In a defiant display of executive power, President Barack Obama on Wednesday will "stick his thumb in the eye" of GOP opposition and name Richard Cordray as the nation's chief consumer watchdog. Outraged Republican leaders in Congress suggested that courts would determine the appointment was illegal.

But why are Republican leaders outraged at this recess appointment? Well, mostly because the Senate is still in session.

Although President Obama has constitutional power to make appointments during a congressional recess, Republicans have moved to keep that from happening by having the Senate running in “pro forma” sessions, meaning open for business in name with no actual business planned.

The Senate held such a session on Tuesday and planned another one on Friday. Republicans contend Obama cannot make a recess appointment during a break of less than three days, based on years of precedent.

The Obama White House contends such an approach is a gimmick. For all practical purposes, the Senate is in recess and Obama is free to make the appointment on his own.

McConnell said that Obama's move "lands this appointee in uncertain legal territory, threatens the confirmation process and fundamentally endangers the Congress' role in providing a check on the excesses of the executive branch."

The president plans to argue that the appointment was necessary because, with a new director in place, the new Consumer Financial Protection Bureau can start overseeing the mortgage companies, payday lenders, debt collectors and other financial companies.

The Senate's top Republican, Sen. Mitch McConnell of Kentucky, accused Obama of an unprecedented power grab that "arrogantly circumvented the American people."

Added House Speaker John Boehner, R-Ohio: "It's clear the president would rather trample our system of separation of powers than work with Republicans to move the country forward. This action goes beyond the president’s authority, and I expect the courts will find the appointment to be illegitimate."

The White House braced for fallout, but said Obama was left with little choice to get the consumer agency fully running after months of stalemate.

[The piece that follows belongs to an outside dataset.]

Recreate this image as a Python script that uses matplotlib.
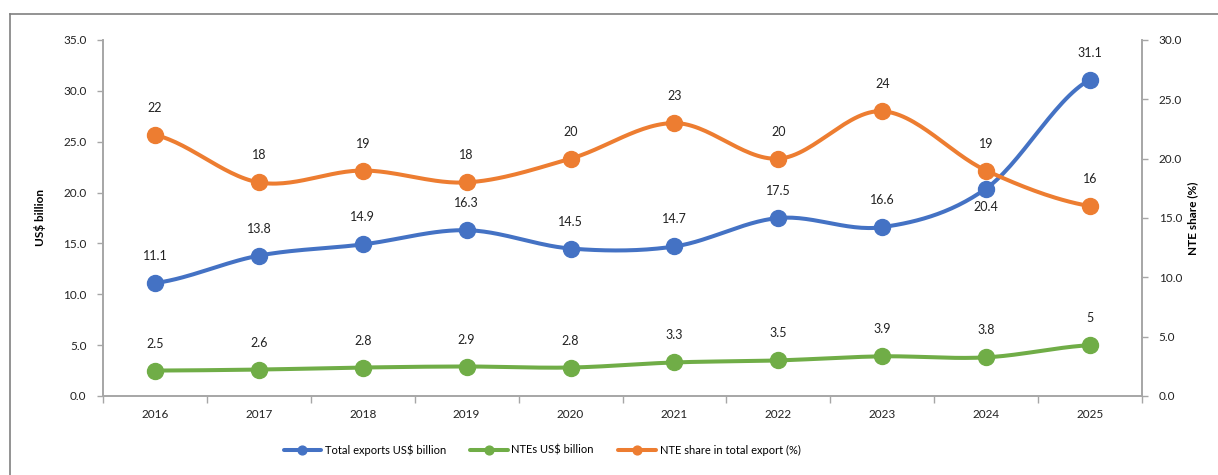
import numpy as np
from matplotlib import pyplot as plt
from matplotlib.lines import Line2D

plt.rcParams['font.family'] = ['Lato', 'DejaVu Sans']

years = ['2016', '2017', '2018', '2019', '2020', '2021', '2022', '2023', '2024', '2025']
total_exports = [11.1, 13.8, 14.9, 16.3, 14.5, 14.7, 17.5, 16.6, 20.4, 31.1]
ntes = [2.5, 2.6, 2.8, 2.9, 2.8, 3.3, 3.5, 3.9, 3.8, 5]
nte_share = [22, 18, 19, 18, 20, 23, 20, 24, 19, 16]

BLUE = '#4472C4'
GREEN = '#70AD47'
ORANGE = '#ED7D31'
AXIS_GREY = '#A6A6A6'

N = 30  # samples per segment of the smoothed curve


def smooth(y):
    # Catmull-Rom spline through the points, like the "smoothed line" option
    y = np.asarray(y, dtype=float)
    n = len(y)
    xs, ys = [], []
    for i in range(n - 1):
        p0 = y[i - 1] if i > 0 else y[i]
        p1, p2 = y[i], y[i + 1]
        p3 = y[i + 2] if i + 2 < n else y[i + 1]
        m1 = (p2 - p0) / 2
        m2 = (p3 - p1) / 2
        t = np.linspace(0, 1, N, endpoint=False)
        h00 = 2 * t**3 - 3 * t**2 + 1
        h10 = t**3 - 2 * t**2 + t
        h01 = -2 * t**3 + 3 * t**2
        h11 = t**3 - t**2
        xs.append(i + t)
        ys.append(h00 * p1 + h10 * m1 + h01 * p2 + h11 * m2)
    xs.append([n - 1])
    ys.append([y[-1]])
    return np.concatenate(xs), np.concatenate(ys)


fig = plt.figure(figsize=(12.18, 4.75), dpi=100)
ax = fig.add_axes([103 / 1218, 1 - 396 / 475, (1142 - 103) / 1218, (396 - 40) / 475])
ax2 = ax.twinx()

x = np.arange(len(years))
style = dict(lw=2.9, marker='o', markersize=11.5, markevery=N, solid_capstyle='round')

sx, sy = smooth(total_exports)
l1, = ax.plot(sx, sy, color=BLUE, label='Total exports US$ billion', **style)
sx, sy = smooth(ntes)
l2, = ax.plot(sx, sy, color=GREEN, label='NTEs US$ billion', **style)
sx, sy = smooth(nte_share)
l3, = ax2.plot(sx, sy, color=ORANGE, label='NTE share in total export (%)', **style)

# data labels
for i, v in enumerate(total_exports):
    off = -18 if years[i] == '2024' else 27
    ax.annotate(f'{v:g}', (i, v), xytext=(0, off * 0.72), textcoords='offset points',
                ha='center', va='center', fontsize=9, color='#222222')
for i, v in enumerate(ntes):
    ax.annotate(f'{v:g}', (i, v), xytext=(0, 27 * 0.72), textcoords='offset points',
                ha='center', va='center', fontsize=9, color='#222222')
for i, v in enumerate(nte_share):
    ax2.annotate(f'{v:g}', (i, v), xytext=(0, 27 * 0.72), textcoords='offset points',
                 ha='center', va='center', fontsize=9, color='#222222')

ax.set_xlim(-0.5, len(years) - 0.5)
ax.set_ylim(0, 35)
ax2.set_ylim(0, 30)
ax.set_yticks(np.arange(0, 35.1, 5))
ax2.set_yticks(np.arange(0, 30.1, 5))
ax.set_yticklabels([f'{v:.1f}' for v in np.arange(0, 35.1, 5)])
ax2.set_yticklabels([f'{v:.1f}' for v in np.arange(0, 30.1, 5)])

ax.set_xticks(x)
ax.set_xticklabels(years)
ax.set_xticks(np.arange(-0.5, len(years)), minor=True)
ax.tick_params(axis='x', which='major', length=0, pad=9, labelsize=8.5, labelcolor='#222222')
ax.tick_params(axis='x', which='minor', length=5, width=1, color=AXIS_GREY, direction='out')
ax.tick_params(axis='y', length=4, width=1, color=AXIS_GREY, pad=8, labelsize=8.5, labelcolor='#222222')
ax2.tick_params(axis='y', length=4, width=1, color=AXIS_GREY, pad=8, labelsize=8.5, labelcolor='#222222')

for a in (ax, ax2):
    a.spines['top'].set_visible(False)
    for s in ('left', 'right', 'bottom'):
        a.spines[s].set_color(AXIS_GREY)
        a.spines[s].set_linewidth(1.2)

ax.set_ylabel('US$ billion', fontsize=8.5, fontweight='bold', labelpad=12)
ax2.set_ylabel('NTE share (%)', fontsize=8.5, fontweight='bold', labelpad=4)

fig.legend(handles=[l1, l2, l3], loc='center', bbox_to_anchor=(542 / 1218, 1 - 450 / 475),
           ncol=3, frameon=False, fontsize=8, handlelength=3.4, handletextpad=0.3,
           columnspacing=2.2, markerscale=0.55)

# chart frame
fig.add_artist(Line2D([10 / 1218, 10 / 1218], [0, 1 - 14 / 475], color='#808080', lw=1.2))
fig.add_artist(Line2D([10 / 1218, 1], [1 - 14 / 475, 1 - 14 / 475], color='#808080', lw=1.2))

fig.savefig('out.png', dpi=100)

White House communications director Dan Pfeiffer announced Obama’s move on Twitter after senior administration officials first confirmed it to The Associated Press.

Obama planned to talk about his decision at an economic event in Cordray’s home state of Ohio, accompanied by Cordray.

Cordray would take over the job later in the week and stands to serve for at least the next two years, covering the length of the Senate’s session.

Obama planned to say that every day Cordray waited for confirmation, millions of people remained unprotected from dishonest financial practices, according to prepared remarks obtained by the AP.

“That’s inexcusable,” Obama says in the remarks. "And I refuse to take 'No' for an answer. I've said before that I will continue to look for every opportunity to work with Congress to move this country forward. But when Congress refuses to act in a way that hurts our economy and puts people at risk, I have an obligation as president to do what I can without them."